According to our study, many doctors did not perform endometrial biopsies to diagnose the cause of abnormal bleeding, something that is often standard procedure to rule out uterine cancer. Many women with bleeding and pain from their fibroids were never given a chance to see if drug treatments could control their symptoms. In many cases, doctors didn't do enough to rule out other causes of pain before recommending hysterectomy. It is unthinkable that the physicians whose patients we studied intended to harm their patients. However, in three out of every four cases, doctors neglected potentially useful treatments and tests, possibly leading many women to have much more invasive treatment than they needed.

Since 1945 study after study has revealed that huge numbers of hysterectomies performed on American women are unnecessary. Although the large majority of women tell their doctors they are doing just fine after a hysterectomy, small but significant numbers of women are psychologically or physically damaged and experience compromised libido, diminished sexual enjoyment, or pain. Unnecessary hysterectomies may contribute to an early and sometimes painful menopause, creating a cascade of overlapping symptoms that can sometimes be countered only by additional medical treatment in the form of hormone replacement therapy.

In our study, fully 14 percent of the women met no valid medical criteria for undergoing a hysterectomy. While hysterectomies may have been an appropriate recommendation for some of the women, for at least 14 percent in this study, the recommendation was dead wrong. It is a little frightening to think that so many women undergo major surgery without adequate evaluations, or without the chance to try treatments that might have controlled the symptoms with less risk.


The treatment of fibroids has a huge impact on our health care system. Costs include billions of dollars for conventional and alternative treatments, surgeries, medicines, insurance payments, hospitalization, and days lost from work. In 1997 the U.S. Department of Health and Human Services estimated the costs for surgical and other inpatient care for women with fibroids at more than $2 billion every year, and even this is understated. Hysterectomy costs an average of approximately $6,000 per surgery, which alone adds up to more than $1 billion per year. Hysterectomies for fibroids cause women to spend nine hundred thousand days in the hospital per year, more days than are spent in the hospital for either breast cancer or AIDS.

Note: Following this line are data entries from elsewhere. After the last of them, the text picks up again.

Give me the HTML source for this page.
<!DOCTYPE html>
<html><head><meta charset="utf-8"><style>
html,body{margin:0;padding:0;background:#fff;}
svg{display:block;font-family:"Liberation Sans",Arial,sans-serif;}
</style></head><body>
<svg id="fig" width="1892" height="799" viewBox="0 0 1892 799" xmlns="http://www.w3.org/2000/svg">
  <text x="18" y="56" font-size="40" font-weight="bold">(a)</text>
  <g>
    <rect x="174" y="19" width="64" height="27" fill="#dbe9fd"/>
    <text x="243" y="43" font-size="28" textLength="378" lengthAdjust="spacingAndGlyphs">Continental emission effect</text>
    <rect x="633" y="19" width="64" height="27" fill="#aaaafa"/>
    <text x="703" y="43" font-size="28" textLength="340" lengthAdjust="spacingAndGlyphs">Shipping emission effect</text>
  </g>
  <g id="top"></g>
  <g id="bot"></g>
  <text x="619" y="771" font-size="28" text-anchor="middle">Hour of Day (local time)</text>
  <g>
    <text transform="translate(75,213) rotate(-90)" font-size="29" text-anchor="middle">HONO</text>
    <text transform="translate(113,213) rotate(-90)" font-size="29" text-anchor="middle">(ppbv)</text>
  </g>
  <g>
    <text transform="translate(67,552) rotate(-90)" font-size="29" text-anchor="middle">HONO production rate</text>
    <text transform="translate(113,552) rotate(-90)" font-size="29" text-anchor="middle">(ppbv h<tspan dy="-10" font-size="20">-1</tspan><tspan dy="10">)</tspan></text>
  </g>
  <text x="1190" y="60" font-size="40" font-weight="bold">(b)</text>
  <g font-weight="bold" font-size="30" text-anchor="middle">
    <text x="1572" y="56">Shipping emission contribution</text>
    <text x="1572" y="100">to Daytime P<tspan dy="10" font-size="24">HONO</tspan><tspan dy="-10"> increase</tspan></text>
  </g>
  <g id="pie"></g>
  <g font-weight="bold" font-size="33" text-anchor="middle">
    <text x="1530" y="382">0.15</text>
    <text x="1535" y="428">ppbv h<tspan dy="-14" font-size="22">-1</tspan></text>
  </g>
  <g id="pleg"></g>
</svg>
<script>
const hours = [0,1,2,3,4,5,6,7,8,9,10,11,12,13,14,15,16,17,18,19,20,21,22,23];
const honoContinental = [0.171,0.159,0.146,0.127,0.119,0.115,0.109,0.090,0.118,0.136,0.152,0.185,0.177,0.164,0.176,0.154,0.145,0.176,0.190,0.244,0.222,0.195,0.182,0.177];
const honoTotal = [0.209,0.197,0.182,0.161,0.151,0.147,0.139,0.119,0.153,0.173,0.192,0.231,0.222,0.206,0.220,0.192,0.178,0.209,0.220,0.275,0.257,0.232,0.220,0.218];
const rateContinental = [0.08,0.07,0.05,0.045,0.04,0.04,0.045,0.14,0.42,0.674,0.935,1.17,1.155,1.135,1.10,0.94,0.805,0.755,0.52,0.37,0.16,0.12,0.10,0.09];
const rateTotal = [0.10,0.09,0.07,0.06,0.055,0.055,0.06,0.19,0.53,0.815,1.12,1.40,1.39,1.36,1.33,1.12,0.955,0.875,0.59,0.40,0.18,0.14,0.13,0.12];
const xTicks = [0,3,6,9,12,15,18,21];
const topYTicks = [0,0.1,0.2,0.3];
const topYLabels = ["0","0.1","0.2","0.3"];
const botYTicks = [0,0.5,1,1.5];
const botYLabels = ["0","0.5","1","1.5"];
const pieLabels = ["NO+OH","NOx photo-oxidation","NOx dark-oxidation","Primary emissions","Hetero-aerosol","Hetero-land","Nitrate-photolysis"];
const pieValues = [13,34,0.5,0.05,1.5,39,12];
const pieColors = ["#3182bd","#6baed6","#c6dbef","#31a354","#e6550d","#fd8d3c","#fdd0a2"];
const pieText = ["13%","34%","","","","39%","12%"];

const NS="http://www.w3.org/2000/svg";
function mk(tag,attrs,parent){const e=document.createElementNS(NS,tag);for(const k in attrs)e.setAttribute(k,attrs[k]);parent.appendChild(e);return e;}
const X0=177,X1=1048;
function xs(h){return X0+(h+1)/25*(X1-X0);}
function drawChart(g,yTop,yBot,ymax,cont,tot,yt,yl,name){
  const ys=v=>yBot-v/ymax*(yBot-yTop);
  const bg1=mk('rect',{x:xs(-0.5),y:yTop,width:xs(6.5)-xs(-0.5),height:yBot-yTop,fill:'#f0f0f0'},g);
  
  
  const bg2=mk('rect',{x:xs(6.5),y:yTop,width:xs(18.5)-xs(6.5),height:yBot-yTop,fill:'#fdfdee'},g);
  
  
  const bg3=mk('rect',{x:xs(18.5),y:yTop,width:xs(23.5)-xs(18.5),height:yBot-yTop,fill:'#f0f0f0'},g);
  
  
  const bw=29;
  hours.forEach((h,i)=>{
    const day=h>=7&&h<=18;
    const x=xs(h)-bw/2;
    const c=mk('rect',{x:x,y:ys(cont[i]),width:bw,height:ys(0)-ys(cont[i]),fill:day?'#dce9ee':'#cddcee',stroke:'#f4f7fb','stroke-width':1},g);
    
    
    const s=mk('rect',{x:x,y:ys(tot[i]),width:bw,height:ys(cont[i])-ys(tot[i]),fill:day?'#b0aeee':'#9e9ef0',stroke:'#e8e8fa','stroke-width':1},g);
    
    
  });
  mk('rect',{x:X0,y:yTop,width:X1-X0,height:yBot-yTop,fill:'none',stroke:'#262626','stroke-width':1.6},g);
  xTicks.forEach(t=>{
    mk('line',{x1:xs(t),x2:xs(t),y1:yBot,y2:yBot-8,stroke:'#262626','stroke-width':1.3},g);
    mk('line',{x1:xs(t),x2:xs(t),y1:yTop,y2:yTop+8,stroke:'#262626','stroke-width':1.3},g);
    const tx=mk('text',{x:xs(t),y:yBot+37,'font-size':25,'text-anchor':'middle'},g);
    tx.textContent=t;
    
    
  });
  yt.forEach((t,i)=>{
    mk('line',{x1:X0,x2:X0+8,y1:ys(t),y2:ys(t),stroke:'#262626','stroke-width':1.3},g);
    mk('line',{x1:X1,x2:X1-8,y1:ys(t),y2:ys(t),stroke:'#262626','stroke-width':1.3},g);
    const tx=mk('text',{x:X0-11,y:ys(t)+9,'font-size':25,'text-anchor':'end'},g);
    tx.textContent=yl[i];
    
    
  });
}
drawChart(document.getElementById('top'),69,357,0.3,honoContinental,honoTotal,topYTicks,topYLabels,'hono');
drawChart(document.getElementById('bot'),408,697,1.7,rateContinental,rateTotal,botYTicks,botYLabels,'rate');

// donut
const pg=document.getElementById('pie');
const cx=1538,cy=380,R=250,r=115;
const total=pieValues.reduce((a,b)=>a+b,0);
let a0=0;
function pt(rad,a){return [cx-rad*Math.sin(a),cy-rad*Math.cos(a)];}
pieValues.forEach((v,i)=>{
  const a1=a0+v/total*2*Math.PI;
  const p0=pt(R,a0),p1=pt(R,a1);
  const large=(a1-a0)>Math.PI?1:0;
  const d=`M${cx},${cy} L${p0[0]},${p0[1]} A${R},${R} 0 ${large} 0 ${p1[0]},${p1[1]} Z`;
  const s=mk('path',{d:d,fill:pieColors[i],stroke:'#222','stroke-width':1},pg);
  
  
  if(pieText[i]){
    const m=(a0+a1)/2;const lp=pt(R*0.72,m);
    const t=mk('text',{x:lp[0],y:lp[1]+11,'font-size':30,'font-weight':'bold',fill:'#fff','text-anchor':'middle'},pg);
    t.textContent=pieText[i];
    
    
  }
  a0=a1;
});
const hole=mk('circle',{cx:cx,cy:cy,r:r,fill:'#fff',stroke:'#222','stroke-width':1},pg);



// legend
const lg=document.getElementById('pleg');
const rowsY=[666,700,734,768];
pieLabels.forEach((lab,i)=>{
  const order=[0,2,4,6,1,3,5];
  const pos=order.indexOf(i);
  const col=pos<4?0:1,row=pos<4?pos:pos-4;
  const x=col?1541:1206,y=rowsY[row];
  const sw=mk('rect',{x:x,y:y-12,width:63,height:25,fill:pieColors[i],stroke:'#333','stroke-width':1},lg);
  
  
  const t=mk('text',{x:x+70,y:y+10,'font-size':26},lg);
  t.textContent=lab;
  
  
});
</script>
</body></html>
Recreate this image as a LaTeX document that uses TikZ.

Myomectomies to remove fibroids cost approximately $5,000 apiece, adding another $200 million per year. When office visits, drugs, and diagnostic procedure costs are included, the cost of treating fibroids easily exceeds $3 billion per year. If you look at such things as time missed from work, child care, or recovery care costs provided by husbands or other relatives, the amount of time lost to fibroids is staggering. If the average woman with symptoms such as bleeding or pain misses only two days a month from work in the six months before and the six weeks after hysterectomy, then fibroids cause between five and eleven million lost days of work every year.

Risk Factors for Fibroids

Fibroids develop more commonly in women who began menstruating at younger ages.